In the latest of such head-scratching calculations, Uncle Sam might pull a move that belongs on fashion runways - recycling something old into something new.
The U.S. Treasury Department said on Thursday the five-year debt it plans to sell next week might be counted as an old seven-year note issued two years ago, if they end up having the same coupon rate and maturity.
"By combining these issues into one, it causes less confusion," said Gennadiy Goldberg, an interest rate strategist at TD Securities in New York.
Goldberg said this might occur more at future Treasuries auctions if bond yields continue to rise, possibly matching the coupon rates and maturities of older bond issues.
During the current bond market sell-off, the yields on five-year Treasury notes like most other medium to longer-dated maturities reached two-year highs this week.

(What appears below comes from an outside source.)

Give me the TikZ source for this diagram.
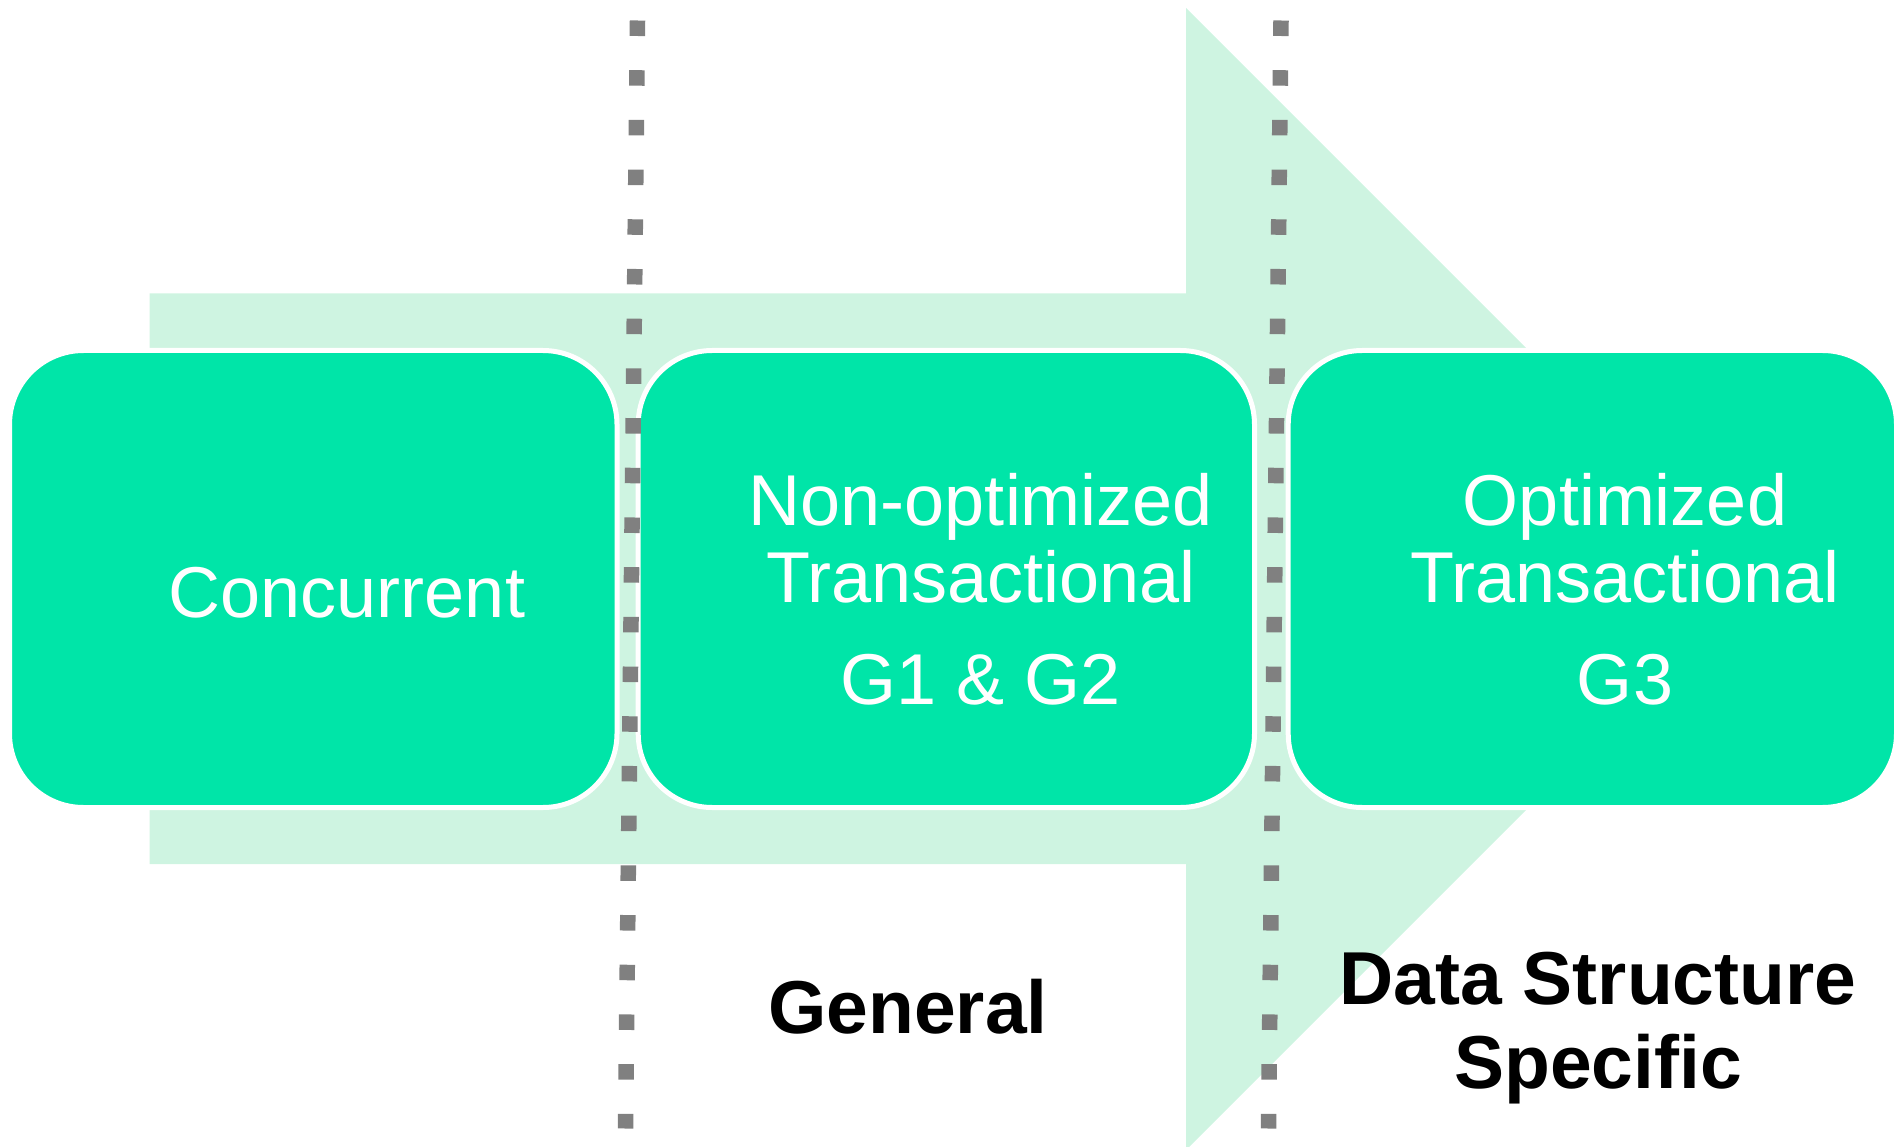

The upcoming five-year Treasury debt supply which will mature in August 2018 might be sold in a yield range of 1.500 percent to 1.624 percent, the Treasury said.
If this were to happen, the Treasury would consider reopening a seven-year note issue that has a 1-1/2 percent coupon which it originally sold two years ago, rather than minting a brand new five-year issue.
"If the auction results in the issuance of an additional amount of the outstanding 7-year notes rather than a new 5-year note, it will be indicated in the Treasury auction results press release and by a special announcement," the Treasury said in a statement.
On Thursday, that seven-year note issue due in August 2018 was 5/32 lower in price with a yield of 1.7037 percent, up 3.5 basis points from late on Wednesday.
In the "when-issued" sector, traders expected the $35 billion worth of the upcoming five-year supply to sell at a yield of 1.711 percent.
If this "when-issued" yield holds into next week's five-year auction, the Treasury will issue a new five-year note because it will carry a coupon rate of 1-5/8 percent rather than reopening the existing seven-year note issue that has a lower coupon rate of 1-1/2 percent, Goldberg said.
Meanwhile, the Treasury will auction the five-year notes next Wednesday after it sells $34 billion in two-year notes next Tuesday and before it sells $29 billion in seven-year notes next Thursday.
The auction size of the two-year notes as expected by Wall Street shrank by $1 billion from July. This was the first time in nearly three years the Treasury pared its two-year note offering as higher tax receipts have reduced federal short-term borrowing needs and as part of the preparation for the Treasury to introduce two-year floating-rate notes by early 2014, according to analysts.